Women look at items displayed at a supermarket in Buenos Aires on March 15, 2023. — Inflation in Argentina was 102.5 percent in the 12 months to February, breaking a symbolic three-digit mark and hitting a new 32-year high. In Latin America’s third-largest economy, inflation rose 6.6% in February and 13.1% year-to-date, Indec, the national statistical institute, said on March 14. (Photo by STRINGER/AFP)

Inflation in Argentina was 102.5 percent in the 12 months to February, breaking a symbolic three-digit mark and hitting a new 32-year high.

In Latin America’s third-largest economy, inflation surged 6.6% in February and 13.1% year-to-date, according to Indec, the national statistical institute.

Argentina has one of the highest inflation rates in the world.

It reached 94.8 percent in 2022, the highest annual rate in the country since 1991, when it topped 171 percent.

In the previous two years, hyperinflation had exceeded 2,000 percent.

The government has set an inflation target for 2023 of 60 percent.

Argentina has been battling an economic crisis for years, posting double-digit inflation in each of the past 12 years.

In December, President Alberto Fernandez’s centre-left government reached an agreement with food and personal care companies to freeze the prices of about 2,000 products until March and raise the limit of another 30,000 products to four percent per month.

According to official figures as of mid-2022, about 36.5 percent of Argentina’s 47 million people live in poverty, including 2.6 million in extreme poverty.

The Argentine economy grew by 5.2 percent in 2022, up from 10.3 percent the previous year as a three-year recession ended.

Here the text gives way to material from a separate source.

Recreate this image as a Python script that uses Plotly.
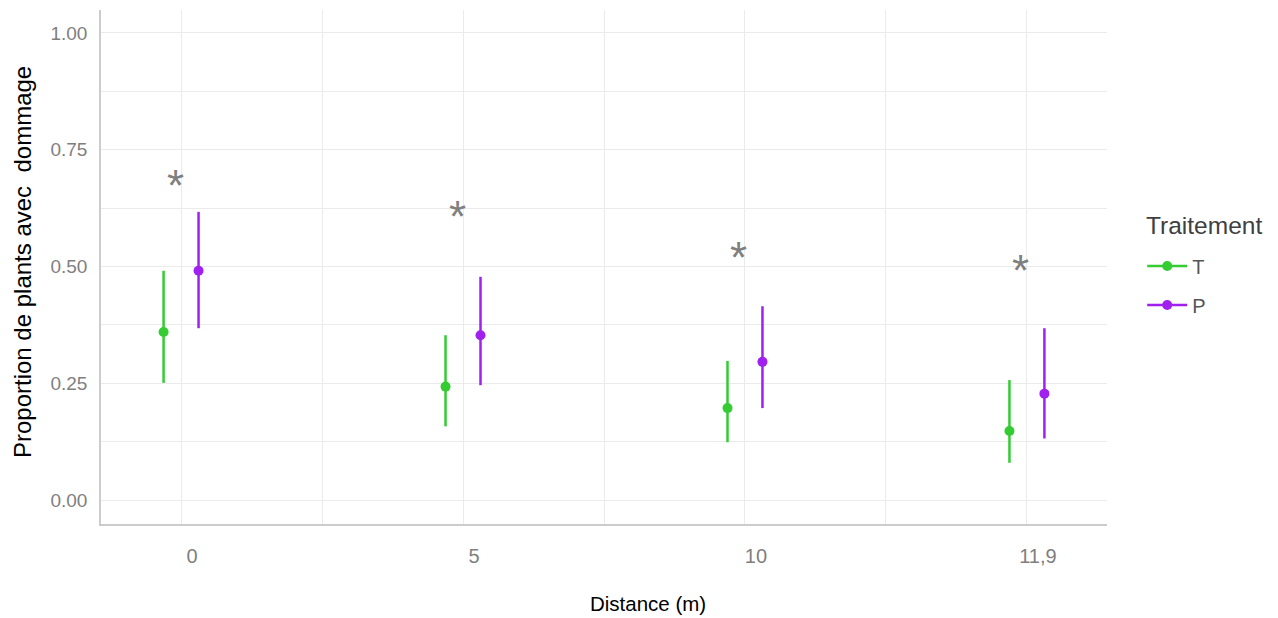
import plotly.graph_objects as go

# Distance categories along the x axis
distances = ["0", "5", "10", "11,9"]

# Proportion of damaged plants per treatment: estimate and interval bounds
t_mean = [0.360, 0.243, 0.197, 0.148]
t_low = [0.251, 0.158, 0.124, 0.080]
t_high = [0.491, 0.353, 0.298, 0.257]

p_mean = [0.491, 0.353, 0.296, 0.228]
p_low = [0.368, 0.246, 0.197, 0.132]
p_high = [0.617, 0.478, 0.415, 0.368]

# Height of the significance marks above each distance group
star_y = [0.685, 0.617, 0.531, 0.503]

y_ticks = [0.0, 0.25, 0.50, 0.75, 1.00]

GREEN = "#33CC33"
PURPLE = "#A020F0"
DODGE = 0.062
FONT = "Liberation Sans, Arial"

pos = list(range(1, len(distances) + 1))

fig = go.Figure()


def add_series(name, mean, low, high, color, shift):
    # points with vertical interval bars, dodged around the category centre
    fig.add_trace(go.Scatter(
        x=[p + shift for p in pos],
        y=mean,
        name=name,
        mode="markers",
        marker=dict(color=color, size=10),
        error_y=dict(
            type="data",
            symmetric=False,
            array=[h - m for h, m in zip(high, mean)],
            arrayminus=[m - l for m, l in zip(mean, low)],
            color=color,
            thickness=2.5,
            width=0,
        ),
        showlegend=False,
    ))
    # legend key: short line through a dot
    fig.add_trace(go.Scatter(
        x=[None], y=[None], name=name,
        mode="lines+markers",
        line=dict(color=color, width=2.5),
        marker=dict(color=color, size=10),
        legendgroup=name,
    ))


add_series("T", t_mean, t_low, t_high, GREEN, -DODGE)
add_series("P", p_mean, p_low, p_high, PURPLE, DODGE)

for p, sy in zip(pos, star_y):
    fig.add_annotation(
        x=p, y=sy, text="*", showarrow=False,
        xshift=-6, yshift=-5,
        font=dict(family=FONT, size=44, color="#7F7F7F"),
    )

# axis titles and legend heading
fig.add_annotation(
    xref="paper", yref="paper", x=0.5437, y=-0.1537,
    text="Distance (m)", showarrow=False, xanchor="center", yanchor="middle",
    font=dict(family=FONT, size=20.5, color="black"),
)
fig.add_annotation(
    xref="paper", yref="paper", x=-0.0785, y=0.5097,
    text="Proportion de plants avec \u00a0dommage", showarrow=False,
    textangle=-90, xanchor="center", yanchor="middle",
    font=dict(family=FONT, size=24, color="black"),
)
fig.add_annotation(
    xref="paper", yref="paper", x=1.0368, y=0.5817,
    text="Traitement", showarrow=False, xanchor="left", yanchor="middle",
    font=dict(family=FONT, size=24.5, color="#404040"),
)

GRID = "#EBEBEB"
fig.update_layout(
    width=1278, height=618,
    paper_bgcolor="white", plot_bgcolor="white",
    margin=dict(l=101, r=171, t=10, b=94),
    font=dict(family=FONT, color="#7F7F7F"),
    xaxis=dict(
        range=[0.716, 4.284],
        tickmode="array", tickvals=pos, ticktext=distances,
        tickfont=dict(size=20, color="#7F7F7F"),
        ticks="", ticklabelstandoff=13, ticklabelshift=11,
        showgrid=True, gridcolor=GRID, gridwidth=1.3,
        minor=dict(tickmode="array", tickvals=[p + 0.5 for p in pos[:-1]],
                   showgrid=True, gridcolor=GRID, gridwidth=1.0),
        showline=True, linecolor="#CCCCCC", linewidth=1.5,
        zeroline=False,
    ),
    yaxis=dict(
        range=[-0.051, 1.049],
        tickmode="array", tickvals=y_ticks,
        ticktext=[f"{v:.2f}" for v in y_ticks],
        tickfont=dict(size=19, color="#7F7F7F"),
        ticks="", ticklabelstandoff=8,
        showgrid=True, gridcolor=GRID, gridwidth=1.3,
        minor=dict(tickmode="array",
                   tickvals=[0.125, 0.375, 0.625, 0.875],
                   showgrid=True, gridcolor=GRID, gridwidth=1.0),
        showline=True, linecolor="#CCCCCC", linewidth=1.5,
        zeroline=False,
    ),
    legend=dict(
        x=1.035, y=0.540, xanchor="left", yanchor="top",
        font=dict(size=20, color="#555555"),
        itemwidth=40, tracegroupgap=10,
    ),
    showlegend=True,
)

fig.write_html("out.html")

On Monday, the IMF said it had reached an agreement with the government in Buenos Aires on a fourth revision of the South American country’s aid package, paving the way for about $5.3 billion.

The new tranche of funding will bring the funds allocated to Argentina since the signing of the aid program in March 2022 to $28.8 billion.

Argentina’s economic growth will slow to 2 percent in 2023, according to the World Bank.

If this happens, then for the first time in 15 years, Argentina has experienced three consecutive years of growth.